Irish Times View: With power comes responsibility

Facebook must face up to fake news

 

This week, Facebook began testing new measures to fact-check and flag fake news for the first time outside the US.

Unsurprisingly, Germany was the first country in which the social media company chose to roll out filters allowing users to report false stories to a third-party fact-checker, which would then flag stories deemed untrue.

Since the US presidential election there has been growing concern in Germany that the country’s own election, due to take place later this year, will be similarly tainted by misinformation and hacking.

Chancellor Angela Merkel has warned of the potential dangers of campaigns being orchestrated by Russia, while credible reports indicate many fabricated and misleading news articles have already been published targeting her government’s policies, along with incendiary stories about refugees and Islam.

How effective the new initiative will be remains to be seen, relying as it does on the services of a no-profit company which will not be paid by Facebook.

Determined to resist

Social media companies remain determined to resist taking direct responsibility for content published and disseminated on their platforms, seeking to maintain the distinction between the services they provide and traditional publishing or broadcasting.

That position is coming increasingly under strain, particularly in Germany, where justice minister Heiko Maas has suggested that Facebook should be treated as a media company, making it liable for fake news or hate speech shared on its site, while parliamentarians in the Bundestag are proposing a law that would impose punitive fines on social media companies which do not react swiftly to complaints.

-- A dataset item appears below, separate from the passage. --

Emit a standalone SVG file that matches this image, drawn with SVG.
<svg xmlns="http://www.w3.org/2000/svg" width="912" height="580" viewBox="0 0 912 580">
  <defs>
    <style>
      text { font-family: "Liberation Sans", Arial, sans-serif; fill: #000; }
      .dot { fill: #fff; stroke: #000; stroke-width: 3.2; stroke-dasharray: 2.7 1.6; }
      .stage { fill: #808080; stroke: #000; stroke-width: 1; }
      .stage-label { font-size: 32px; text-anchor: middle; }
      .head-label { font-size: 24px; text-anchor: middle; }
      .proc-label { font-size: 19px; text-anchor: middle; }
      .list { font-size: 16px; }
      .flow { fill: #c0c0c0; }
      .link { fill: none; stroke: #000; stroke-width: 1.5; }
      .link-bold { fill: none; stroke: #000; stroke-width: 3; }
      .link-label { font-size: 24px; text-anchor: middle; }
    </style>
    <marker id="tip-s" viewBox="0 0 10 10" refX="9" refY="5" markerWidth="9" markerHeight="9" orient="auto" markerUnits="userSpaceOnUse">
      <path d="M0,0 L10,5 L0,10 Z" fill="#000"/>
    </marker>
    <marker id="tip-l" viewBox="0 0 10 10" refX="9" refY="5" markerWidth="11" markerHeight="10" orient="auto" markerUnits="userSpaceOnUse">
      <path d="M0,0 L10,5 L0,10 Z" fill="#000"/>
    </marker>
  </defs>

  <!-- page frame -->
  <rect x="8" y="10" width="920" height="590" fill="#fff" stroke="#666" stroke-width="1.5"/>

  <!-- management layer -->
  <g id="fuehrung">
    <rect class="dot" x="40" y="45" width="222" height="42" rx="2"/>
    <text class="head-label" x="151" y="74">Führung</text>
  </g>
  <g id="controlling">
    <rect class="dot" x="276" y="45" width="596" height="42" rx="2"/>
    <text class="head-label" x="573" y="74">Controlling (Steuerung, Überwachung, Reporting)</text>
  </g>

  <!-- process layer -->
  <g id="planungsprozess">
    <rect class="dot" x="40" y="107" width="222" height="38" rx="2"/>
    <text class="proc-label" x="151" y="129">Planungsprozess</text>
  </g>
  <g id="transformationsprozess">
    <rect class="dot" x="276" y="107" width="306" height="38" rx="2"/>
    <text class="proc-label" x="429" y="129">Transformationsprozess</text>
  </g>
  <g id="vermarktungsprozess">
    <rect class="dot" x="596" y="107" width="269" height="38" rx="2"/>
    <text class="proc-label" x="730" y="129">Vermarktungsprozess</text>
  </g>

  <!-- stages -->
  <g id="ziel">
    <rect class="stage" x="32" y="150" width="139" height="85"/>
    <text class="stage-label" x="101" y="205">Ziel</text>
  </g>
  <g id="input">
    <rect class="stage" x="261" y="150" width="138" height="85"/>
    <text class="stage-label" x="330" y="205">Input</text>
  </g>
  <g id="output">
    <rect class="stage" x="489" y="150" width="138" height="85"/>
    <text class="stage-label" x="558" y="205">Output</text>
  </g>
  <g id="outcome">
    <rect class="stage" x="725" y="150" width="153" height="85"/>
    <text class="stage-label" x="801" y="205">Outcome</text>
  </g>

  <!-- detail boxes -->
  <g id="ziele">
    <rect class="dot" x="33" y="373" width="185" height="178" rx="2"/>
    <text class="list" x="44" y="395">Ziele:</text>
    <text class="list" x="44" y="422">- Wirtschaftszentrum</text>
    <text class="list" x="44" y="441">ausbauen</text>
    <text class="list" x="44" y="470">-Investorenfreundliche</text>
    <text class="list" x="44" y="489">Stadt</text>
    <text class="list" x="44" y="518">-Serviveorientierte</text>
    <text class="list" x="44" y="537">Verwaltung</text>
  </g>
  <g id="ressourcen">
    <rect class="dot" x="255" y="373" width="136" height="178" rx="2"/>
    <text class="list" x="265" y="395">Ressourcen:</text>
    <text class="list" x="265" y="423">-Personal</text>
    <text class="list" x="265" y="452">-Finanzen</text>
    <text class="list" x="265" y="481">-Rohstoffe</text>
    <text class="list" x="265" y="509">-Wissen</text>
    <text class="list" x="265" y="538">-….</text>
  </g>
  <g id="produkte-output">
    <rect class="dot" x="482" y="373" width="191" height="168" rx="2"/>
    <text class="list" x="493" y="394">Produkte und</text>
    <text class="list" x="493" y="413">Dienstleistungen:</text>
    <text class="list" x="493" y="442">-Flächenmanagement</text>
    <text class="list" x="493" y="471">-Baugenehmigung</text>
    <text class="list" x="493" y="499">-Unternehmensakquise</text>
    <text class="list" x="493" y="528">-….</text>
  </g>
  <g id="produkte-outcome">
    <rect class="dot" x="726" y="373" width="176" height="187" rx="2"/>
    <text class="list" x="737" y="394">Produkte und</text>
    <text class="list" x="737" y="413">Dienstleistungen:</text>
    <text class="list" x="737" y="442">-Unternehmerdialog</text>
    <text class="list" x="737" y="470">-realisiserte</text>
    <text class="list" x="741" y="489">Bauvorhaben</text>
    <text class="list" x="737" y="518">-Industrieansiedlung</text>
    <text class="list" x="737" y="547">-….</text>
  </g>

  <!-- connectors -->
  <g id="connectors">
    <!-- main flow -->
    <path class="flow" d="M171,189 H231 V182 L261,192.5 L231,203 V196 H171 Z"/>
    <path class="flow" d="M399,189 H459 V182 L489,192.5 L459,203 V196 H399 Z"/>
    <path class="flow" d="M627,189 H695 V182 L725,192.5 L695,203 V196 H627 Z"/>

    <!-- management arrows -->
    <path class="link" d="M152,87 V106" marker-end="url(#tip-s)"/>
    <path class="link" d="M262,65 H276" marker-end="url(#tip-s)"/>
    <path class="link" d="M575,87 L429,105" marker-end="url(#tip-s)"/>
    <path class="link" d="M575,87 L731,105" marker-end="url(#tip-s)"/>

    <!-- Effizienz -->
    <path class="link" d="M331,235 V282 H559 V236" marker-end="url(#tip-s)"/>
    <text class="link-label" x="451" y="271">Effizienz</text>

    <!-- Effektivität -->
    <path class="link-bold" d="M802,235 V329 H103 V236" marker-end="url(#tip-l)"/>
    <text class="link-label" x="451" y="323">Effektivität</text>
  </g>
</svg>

The overall trend is unmistakable; Facebook and other services will fight a vigorous rearguard action, but legislators are becoming impatient with their refusal to accept that the huge power they now wield comes with significant responsibilities to civic society.

Germany is currently taking the lead, but the ramifications of these issues transcend borders and must inevitably become the subject of international debate, not least in Ireland, where the European headquarters of most of these companies are located.